## Entries from a dataset
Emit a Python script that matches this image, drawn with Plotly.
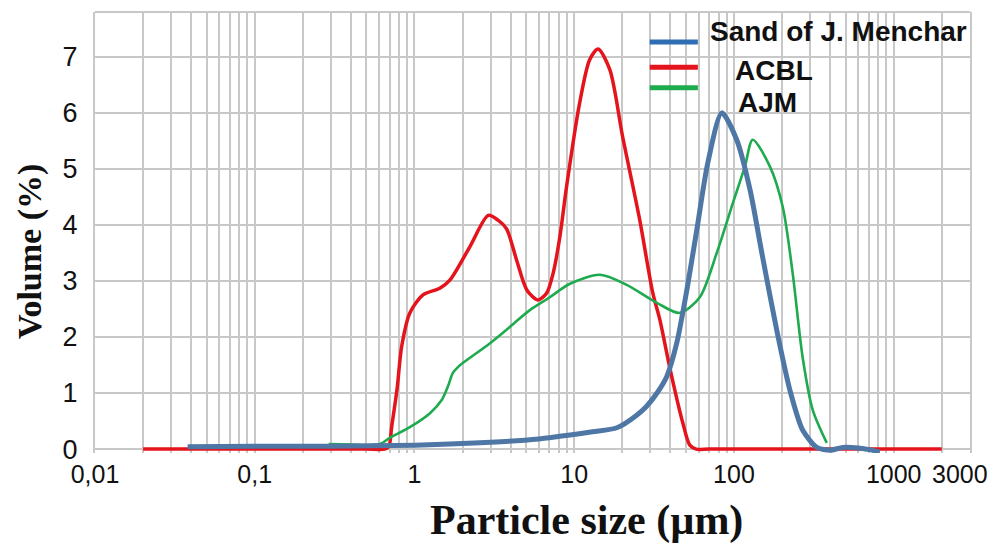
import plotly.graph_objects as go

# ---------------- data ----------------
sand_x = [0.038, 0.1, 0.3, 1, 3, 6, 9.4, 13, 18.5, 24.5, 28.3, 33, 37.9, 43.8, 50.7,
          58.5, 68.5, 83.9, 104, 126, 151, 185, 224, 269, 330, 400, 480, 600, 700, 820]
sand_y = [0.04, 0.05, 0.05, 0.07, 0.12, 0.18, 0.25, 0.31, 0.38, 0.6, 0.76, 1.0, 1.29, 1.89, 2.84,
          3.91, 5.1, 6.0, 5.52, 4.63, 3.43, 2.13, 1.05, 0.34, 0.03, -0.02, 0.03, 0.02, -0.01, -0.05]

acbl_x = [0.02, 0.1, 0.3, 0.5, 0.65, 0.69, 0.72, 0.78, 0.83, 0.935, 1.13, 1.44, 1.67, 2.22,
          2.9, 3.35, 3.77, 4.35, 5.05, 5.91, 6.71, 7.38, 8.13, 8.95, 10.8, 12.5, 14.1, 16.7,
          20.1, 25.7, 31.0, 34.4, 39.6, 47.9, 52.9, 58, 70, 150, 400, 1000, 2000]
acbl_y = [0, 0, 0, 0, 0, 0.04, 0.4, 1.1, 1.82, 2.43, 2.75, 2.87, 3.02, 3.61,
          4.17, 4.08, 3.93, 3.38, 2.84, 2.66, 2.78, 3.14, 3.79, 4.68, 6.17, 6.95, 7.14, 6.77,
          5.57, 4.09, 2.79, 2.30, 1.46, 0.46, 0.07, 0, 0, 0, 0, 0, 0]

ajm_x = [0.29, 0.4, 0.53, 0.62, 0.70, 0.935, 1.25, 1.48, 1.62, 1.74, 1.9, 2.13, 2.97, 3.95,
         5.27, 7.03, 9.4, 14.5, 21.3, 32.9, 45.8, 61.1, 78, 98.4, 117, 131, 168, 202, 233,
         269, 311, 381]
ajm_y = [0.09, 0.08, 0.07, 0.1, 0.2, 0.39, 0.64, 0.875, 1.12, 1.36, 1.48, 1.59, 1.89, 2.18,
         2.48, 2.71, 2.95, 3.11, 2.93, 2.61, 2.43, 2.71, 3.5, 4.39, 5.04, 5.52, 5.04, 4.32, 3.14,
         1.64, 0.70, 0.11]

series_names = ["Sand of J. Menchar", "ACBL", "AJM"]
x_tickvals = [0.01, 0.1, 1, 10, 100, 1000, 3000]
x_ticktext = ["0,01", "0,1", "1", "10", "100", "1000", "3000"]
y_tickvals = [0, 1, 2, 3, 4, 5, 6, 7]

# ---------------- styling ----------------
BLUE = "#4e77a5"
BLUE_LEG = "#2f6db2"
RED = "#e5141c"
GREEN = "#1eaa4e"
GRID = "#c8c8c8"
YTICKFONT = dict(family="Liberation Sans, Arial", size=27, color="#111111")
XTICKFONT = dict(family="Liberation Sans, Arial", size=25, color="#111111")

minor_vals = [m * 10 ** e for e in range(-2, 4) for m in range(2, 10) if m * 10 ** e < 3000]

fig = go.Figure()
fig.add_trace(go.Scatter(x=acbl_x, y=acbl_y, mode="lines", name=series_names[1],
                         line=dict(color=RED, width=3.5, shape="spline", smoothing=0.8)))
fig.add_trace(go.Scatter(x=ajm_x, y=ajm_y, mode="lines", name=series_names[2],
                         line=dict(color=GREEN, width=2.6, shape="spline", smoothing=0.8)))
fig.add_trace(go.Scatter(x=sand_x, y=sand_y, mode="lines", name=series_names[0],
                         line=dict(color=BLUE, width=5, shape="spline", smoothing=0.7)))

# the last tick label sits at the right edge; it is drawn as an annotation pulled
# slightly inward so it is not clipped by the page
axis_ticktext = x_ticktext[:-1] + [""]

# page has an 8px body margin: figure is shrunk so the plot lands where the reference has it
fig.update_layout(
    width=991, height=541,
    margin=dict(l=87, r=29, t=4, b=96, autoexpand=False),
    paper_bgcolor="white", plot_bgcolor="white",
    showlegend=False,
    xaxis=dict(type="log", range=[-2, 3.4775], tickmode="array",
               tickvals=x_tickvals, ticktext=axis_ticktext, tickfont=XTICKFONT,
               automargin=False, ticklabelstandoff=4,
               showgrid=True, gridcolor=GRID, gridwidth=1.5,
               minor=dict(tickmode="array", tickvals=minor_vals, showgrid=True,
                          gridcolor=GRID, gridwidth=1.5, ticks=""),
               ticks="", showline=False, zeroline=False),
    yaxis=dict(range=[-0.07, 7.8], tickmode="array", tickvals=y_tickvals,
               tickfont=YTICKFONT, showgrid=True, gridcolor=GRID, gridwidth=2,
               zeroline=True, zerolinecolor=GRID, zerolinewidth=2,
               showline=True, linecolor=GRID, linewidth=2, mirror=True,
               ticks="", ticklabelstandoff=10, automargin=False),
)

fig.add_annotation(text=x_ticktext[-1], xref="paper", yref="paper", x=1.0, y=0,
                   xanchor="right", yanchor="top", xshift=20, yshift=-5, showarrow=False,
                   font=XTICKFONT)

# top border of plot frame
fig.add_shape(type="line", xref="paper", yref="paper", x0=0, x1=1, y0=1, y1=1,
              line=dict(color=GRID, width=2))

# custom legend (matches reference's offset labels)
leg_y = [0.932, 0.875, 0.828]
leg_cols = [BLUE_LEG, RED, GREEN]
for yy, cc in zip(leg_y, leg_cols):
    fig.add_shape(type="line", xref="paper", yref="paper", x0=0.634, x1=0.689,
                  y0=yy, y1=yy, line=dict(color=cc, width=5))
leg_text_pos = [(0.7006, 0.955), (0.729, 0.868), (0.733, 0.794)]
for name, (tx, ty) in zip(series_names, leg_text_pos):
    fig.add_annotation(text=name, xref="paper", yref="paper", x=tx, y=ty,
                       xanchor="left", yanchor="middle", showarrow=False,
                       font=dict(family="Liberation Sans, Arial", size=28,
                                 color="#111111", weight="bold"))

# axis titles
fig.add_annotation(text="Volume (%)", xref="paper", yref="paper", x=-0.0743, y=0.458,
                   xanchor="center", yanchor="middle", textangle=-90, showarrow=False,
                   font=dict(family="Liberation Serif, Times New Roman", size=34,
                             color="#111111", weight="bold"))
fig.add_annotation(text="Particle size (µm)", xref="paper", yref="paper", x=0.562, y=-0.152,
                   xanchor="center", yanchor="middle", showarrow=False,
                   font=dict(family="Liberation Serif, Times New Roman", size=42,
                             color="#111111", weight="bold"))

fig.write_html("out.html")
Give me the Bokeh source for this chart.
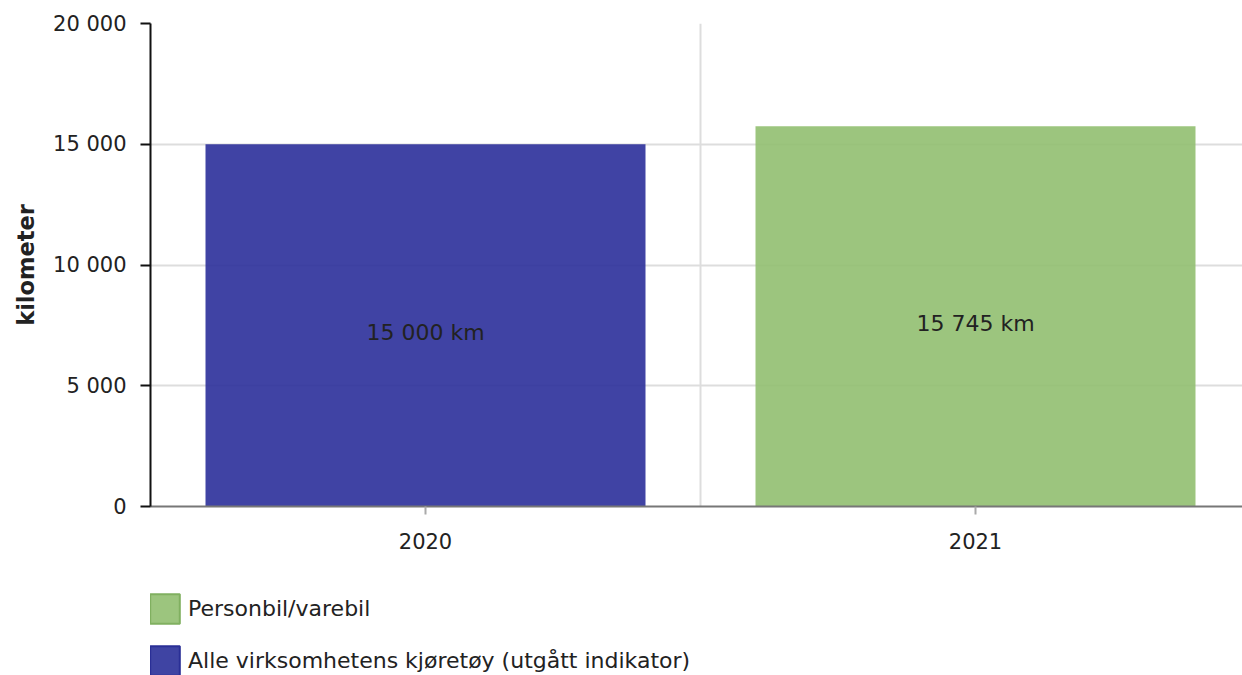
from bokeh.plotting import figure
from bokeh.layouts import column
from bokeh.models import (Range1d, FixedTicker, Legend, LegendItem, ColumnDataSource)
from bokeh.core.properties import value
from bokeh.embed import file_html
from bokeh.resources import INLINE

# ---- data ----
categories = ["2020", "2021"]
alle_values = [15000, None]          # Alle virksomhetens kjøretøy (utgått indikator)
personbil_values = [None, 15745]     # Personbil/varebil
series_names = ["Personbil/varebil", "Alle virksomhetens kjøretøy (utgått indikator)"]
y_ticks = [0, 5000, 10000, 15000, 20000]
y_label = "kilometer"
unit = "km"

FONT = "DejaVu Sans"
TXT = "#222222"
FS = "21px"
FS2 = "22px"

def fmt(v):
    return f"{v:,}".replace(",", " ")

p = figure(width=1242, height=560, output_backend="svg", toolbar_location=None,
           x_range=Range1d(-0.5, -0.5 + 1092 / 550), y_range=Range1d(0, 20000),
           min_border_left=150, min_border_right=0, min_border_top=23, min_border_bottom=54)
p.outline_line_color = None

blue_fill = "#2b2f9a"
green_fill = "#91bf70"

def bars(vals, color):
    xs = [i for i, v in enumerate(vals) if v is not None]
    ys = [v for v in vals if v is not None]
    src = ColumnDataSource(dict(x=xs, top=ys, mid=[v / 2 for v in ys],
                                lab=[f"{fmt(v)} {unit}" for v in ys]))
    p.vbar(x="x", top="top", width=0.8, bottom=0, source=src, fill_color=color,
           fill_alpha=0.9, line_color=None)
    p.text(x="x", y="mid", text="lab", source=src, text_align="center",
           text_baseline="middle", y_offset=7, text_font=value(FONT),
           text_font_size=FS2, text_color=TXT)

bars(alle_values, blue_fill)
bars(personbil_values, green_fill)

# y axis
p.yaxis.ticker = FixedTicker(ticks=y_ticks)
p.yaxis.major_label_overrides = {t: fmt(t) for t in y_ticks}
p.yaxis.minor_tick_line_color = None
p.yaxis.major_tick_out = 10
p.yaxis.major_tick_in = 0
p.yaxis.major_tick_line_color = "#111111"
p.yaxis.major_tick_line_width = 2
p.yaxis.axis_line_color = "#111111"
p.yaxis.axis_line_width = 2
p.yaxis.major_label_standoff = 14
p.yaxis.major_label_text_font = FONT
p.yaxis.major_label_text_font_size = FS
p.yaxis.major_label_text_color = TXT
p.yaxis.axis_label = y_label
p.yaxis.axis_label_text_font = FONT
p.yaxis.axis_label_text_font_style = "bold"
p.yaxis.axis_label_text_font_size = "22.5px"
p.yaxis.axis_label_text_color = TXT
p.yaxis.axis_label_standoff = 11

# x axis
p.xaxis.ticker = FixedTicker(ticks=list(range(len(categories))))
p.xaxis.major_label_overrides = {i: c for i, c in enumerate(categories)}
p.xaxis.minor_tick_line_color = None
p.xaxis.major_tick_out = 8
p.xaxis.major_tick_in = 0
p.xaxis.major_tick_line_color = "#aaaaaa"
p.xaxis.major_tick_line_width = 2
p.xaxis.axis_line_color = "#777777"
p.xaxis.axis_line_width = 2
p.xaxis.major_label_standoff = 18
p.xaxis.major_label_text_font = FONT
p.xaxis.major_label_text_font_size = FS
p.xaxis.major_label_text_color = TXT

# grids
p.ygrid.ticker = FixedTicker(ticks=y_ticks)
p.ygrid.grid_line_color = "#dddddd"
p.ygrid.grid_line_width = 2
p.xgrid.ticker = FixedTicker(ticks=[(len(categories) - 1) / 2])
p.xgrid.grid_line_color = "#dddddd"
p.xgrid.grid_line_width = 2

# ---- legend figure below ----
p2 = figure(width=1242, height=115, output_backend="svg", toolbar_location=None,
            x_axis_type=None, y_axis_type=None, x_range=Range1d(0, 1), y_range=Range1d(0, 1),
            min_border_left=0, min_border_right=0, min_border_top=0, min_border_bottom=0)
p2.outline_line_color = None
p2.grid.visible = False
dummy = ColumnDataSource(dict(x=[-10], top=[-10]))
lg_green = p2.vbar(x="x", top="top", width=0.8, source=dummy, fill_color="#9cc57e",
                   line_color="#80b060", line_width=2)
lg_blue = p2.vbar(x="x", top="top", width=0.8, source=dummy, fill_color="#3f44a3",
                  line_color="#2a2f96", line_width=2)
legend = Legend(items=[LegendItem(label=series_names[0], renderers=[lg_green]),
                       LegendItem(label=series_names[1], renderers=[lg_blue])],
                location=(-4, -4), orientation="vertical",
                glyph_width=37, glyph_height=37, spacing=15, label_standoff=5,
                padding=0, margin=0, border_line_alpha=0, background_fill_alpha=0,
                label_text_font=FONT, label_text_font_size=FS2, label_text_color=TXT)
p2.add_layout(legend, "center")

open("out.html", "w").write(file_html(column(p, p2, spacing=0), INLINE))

## YOUR OBJECTIVE
Write out again, exactly, the lines from the start of the listing up to the line containing "0, 0, 0, 0, 0]", with both ends and without pictures.

## RESPONSE FOR THIS EXERCISE
Emit a Python script that matches this image, drawn with Plotly.
import plotly.graph_objects as go

# ---------------- data ----------------
sand_x = [0.038, 0.1, 0.3, 1, 3, 6, 9.4, 13, 18.5, 24.5, 28.3, 33, 37.9, 43.8, 50.7,
          58.5, 68.5, 83.9, 104, 126, 151, 185, 224, 269, 330, 400, 480, 600, 700, 820]
sand_y = [0.04, 0.05, 0.05, 0.07, 0.12, 0.18, 0.25, 0.31, 0.38, 0.6, 0.76, 1.0, 1.29, 1.89, 2.84,
          3.91, 5.1, 6.0, 5.52, 4.63, 3.43, 2.13, 1.05, 0.34, 0.03, -0.02, 0.03, 0.02, -0.01, -0.05]

acbl_x = [0.02, 0.1, 0.3, 0.5, 0.65, 0.69, 0.72, 0.78, 0.83, 0.935, 1.13, 1.44, 1.67, 2.22,
          2.9, 3.35, 3.77, 4.35, 5.05, 5.91, 6.71, 7.38, 8.13, 8.95, 10.8, 12.5, 14.1, 16.7,
          20.1, 25.7, 31.0, 34.4, 39.6, 47.9, 52.9, 58, 70, 150, 400, 1000, 2000]
acbl_y = [0, 0, 0, 0, 0, 0.04, 0.4, 1.1, 1.82, 2.43, 2.75, 2.87, 3.02, 3.61,
          4.17, 4.08, 3.93, 3.38, 2.84, 2.66, 2.78, 3.14, 3.79, 4.68, 6.17, 6.95, 7.14, 6.77,
          5.57, 4.09, 2.79, 2.30, 1.46, 0.46, 0.07, 0, 0, 0, 0, 0, 0]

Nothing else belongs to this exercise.